The Independent Democratic Pole (Polo Democrático Independiente) or (PDI), was a left-wing social democratic political party in Colombia.

==Origins==
Originally formed as a left-wing congressional coalition, the party itself was officially founded on July 17, 2003. The congressional movement consisted of the union of diverse tendencies among the Colombian left (including former guerrillas, labor and union leaders, indigenous representatives and others), including many of, but not necessarily limited to, Marxist extraction.

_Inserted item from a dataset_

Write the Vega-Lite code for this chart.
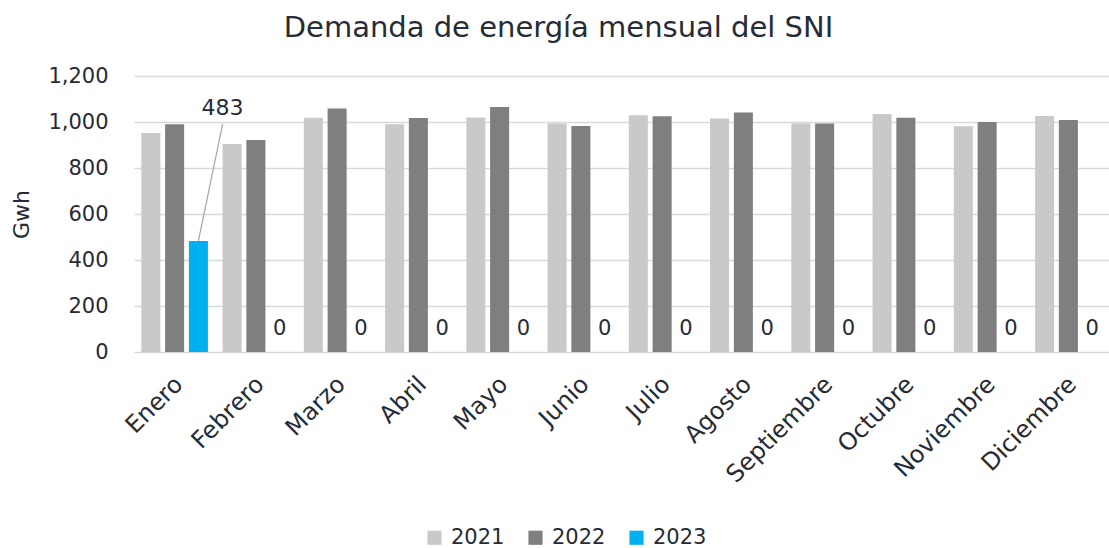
{
  "$schema": "https://vega.github.io/schema/vega-lite/v6.json",
  "width": 975,
  "height": 276,
  "autosize": "none",
  "padding": {"left": 134, "top": 76, "right": 0, "bottom": 196},
  "background": "white",
  "title": {
    "text": "Demanda de energía mensual del SNI",
    "fontSize": 29,
    "fontWeight": 500,
    "font": "DejaVu Sans",
    "color": "#262b36",
    "anchor": "middle",
    "frame": "group",
    "dx": -63,
    "offset": 22
  },
  "config": {
    "font": "DejaVu Sans",
    "view": {"stroke": null},
    "axis": {"labelColor": "#262b36", "titleColor": "#262b36", "labelFont": "DejaVu Sans", "titleFont": "DejaVu Sans"}
  },
  "data": {
    "values": [
      {"mes": "Enero", "anio": "2021", "valor": 952},
      {"mes": "Enero", "anio": "2022", "valor": 990},
      {"mes": "Enero", "anio": "2023", "valor": 483},
      {"mes": "Febrero", "anio": "2021", "valor": 904},
      {"mes": "Febrero", "anio": "2022", "valor": 922},
      {"mes": "Febrero", "anio": "2023", "valor": 0},
      {"mes": "Marzo", "anio": "2021", "valor": 1019},
      {"mes": "Marzo", "anio": "2022", "valor": 1059},
      {"mes": "Marzo", "anio": "2023", "valor": 0},
      {"mes": "Abril", "anio": "2021", "valor": 990},
      {"mes": "Abril", "anio": "2022", "valor": 1017},
      {"mes": "Abril", "anio": "2023", "valor": 0},
      {"mes": "Mayo", "anio": "2021", "valor": 1020},
      {"mes": "Mayo", "anio": "2022", "valor": 1065},
      {"mes": "Mayo", "anio": "2023", "valor": 0},
      {"mes": "Junio", "anio": "2021", "valor": 993},
      {"mes": "Junio", "anio": "2022", "valor": 983},
      {"mes": "Junio", "anio": "2023", "valor": 0},
      {"mes": "Julio", "anio": "2021", "valor": 1029},
      {"mes": "Julio", "anio": "2022", "valor": 1025},
      {"mes": "Julio", "anio": "2023", "valor": 0},
      {"mes": "Agosto", "anio": "2021", "valor": 1015},
      {"mes": "Agosto", "anio": "2022", "valor": 1041},
      {"mes": "Agosto", "anio": "2023", "valor": 0},
      {"mes": "Septiembre", "anio": "2021", "valor": 993},
      {"mes": "Septiembre", "anio": "2022", "valor": 994},
      {"mes": "Septiembre", "anio": "2023", "valor": 0},
      {"mes": "Octubre", "anio": "2021", "valor": 1035},
      {"mes": "Octubre", "anio": "2022", "valor": 1019},
      {"mes": "Octubre", "anio": "2023", "valor": 0},
      {"mes": "Noviembre", "anio": "2021", "valor": 981},
      {"mes": "Noviembre", "anio": "2022", "valor": 1000},
      {"mes": "Noviembre", "anio": "2023", "valor": 0},
      {"mes": "Diciembre", "anio": "2021", "valor": 1026},
      {"mes": "Diciembre", "anio": "2022", "valor": 1009},
      {"mes": "Diciembre", "anio": "2023", "valor": 0}
    ]
  },
  "encoding": {
    "x": {
      "field": "mes",
      "type": "nominal",
      "sort": null,
      "scale": {"paddingInner": 0.18, "paddingOuter": 0.09},
      "axis": {
        "title": null,
        "labelAngle": -45,
        "labelFontSize": 24,
        "labelFontWeight": 500,
        "labelPadding": 20,
        "labelOffset": -4,
        "domain": false,
        "ticks": false,
        "grid": false
      }
    },
    "xOffset": {
      "field": "anio",
      "type": "nominal",
      "scale": {"paddingInner": 0.2, "paddingOuter": 0}
    }
  },
  "layer": [
    {
      "mark": {"type": "bar"},
      "encoding": {
        "y": {
          "field": "valor",
          "type": "quantitative",
          "scale": {"domain": [0, 1200]},
          "axis": {
            "title": "Gwh",
            "titleFontSize": 22,
            "titleFontWeight": 500,
            "titlePadding": 14,
            "labelFontSize": 21,
            "labelFontWeight": 500,
            "labelPadding": 26,
            "values": [0, 200, 400, 600, 800, 1000, 1200],
            "format": ",d",
            "domain": false,
            "ticks": false,
            "gridColor": "#d9d9d9",
            "gridWidth": 1.5
          }
        },
        "color": {
          "field": "anio",
          "type": "nominal",
          "scale": {"domain": ["2021", "2022", "2023"], "range": ["#c9c9c9", "#7f7f7f", "#00b0f0"]},
          "legend": {
            "title": null,
            "orient": "none",
            "legendX": 290,
            "legendY": 451,
            "direction": "horizontal",
            "symbolType": "square",
            "symbolSize": 200,
            "symbolStrokeWidth": 0,
            "labelFontSize": 21,
            "labelFontWeight": 500,
            "labelColor": "#262b36",
            "labelOffset": 6,
            "columnPadding": 20
          }
        }
      }
    },
    {
      "transform": [{"filter": "datum.anio == '2023' && datum.valor == 0"}],
      "mark": {"type": "text", "fontSize": 21, "fontWeight": 500, "color": "#262b36", "baseline": "alphabetic", "dy": -17},
      "encoding": {
        "y": {"field": "valor", "type": "quantitative"},
        "text": {"field": "valor", "type": "quantitative", "format": ",d"}
      }
    },
    {
      "transform": [{"filter": "datum.anio == '2023' && datum.valor > 0"}],
      "mark": {"type": "text", "fontSize": 22, "fontWeight": 500, "color": "#262b36", "baseline": "alphabetic", "dx": 24, "dy": -126},
      "encoding": {
        "y": {"field": "valor", "type": "quantitative"},
        "text": {"field": "valor", "type": "quantitative", "format": ",d"}
      }
    },
    {
      "transform": [{"filter": "datum.anio == '2023' && datum.valor > 0"}],
      "mark": {"type": "rule", "color": "#a6a6a6", "strokeWidth": 1.2, "x2Offset": 48},
      "encoding": {
        "x2": {"field": "mes"},
        "y": {"field": "valor", "type": "quantitative"},
        "y2": {"datum": 991}
      }
    }
  ]
}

Some of the members of the original group which did not formally join the new party remained as members of separate political structures, one of which then founded Democratic Alternative (AD).

==Political platform==
The PDI's platform principally consisted of supporting a negotiated settlement with the country's leftwing insurgencies, defending the principles and practical applications of Colombia's 1991 Constitution, rejecting the country's traditionally bipartisan politics, and promoting democracy, freedom and social justice while also respecting human rights. The party completely rejected the armed struggle of the FARC and ELN as an effective means to solve Colombia's social, political and economical problems.

==Political development==
Despite threats and violent actions from elements of the country's radical right-wing, most notably from AUC paramilitaries and others, which have resulted in the murder of some of its members, the PDI has become a nationally recognized movement and it has enjoyed some recent electoral successes, such as winning the October 2003 election for the office of Bogotá's mayor through their candidate Luis Eduardo Garzón, the governorship of the Valle del Cauca department through Angelino Garzón, and being partially responsible for the failure of the government's October 2003 referendum (which it opposed, together with the Colombian Liberal Party and others). The party also became part of a few ruling coalitions in other local municipalities, such as Nariño, Pasto.

The PDI was present as an observer in the Socialist International. The PDI was in political opposition to the government of president Álvaro Uribe, being critical of many of his actions and generally rejecting his policies as counter-productive or ineffective. This has not prevented several of its members from participating in discussions and finding points of agreement with some Uribe supporters or with other more traditional politicians.

Ahead of the 2006 elections, the PDI and Democratic Alternative formed an alliance called Alternative Democratic Pole (PDA). The PDA chose AD's Carlos Gaviria Díaz as its presidential candidate, defeating the PDI's Antonio Navarro Wolff in a close race.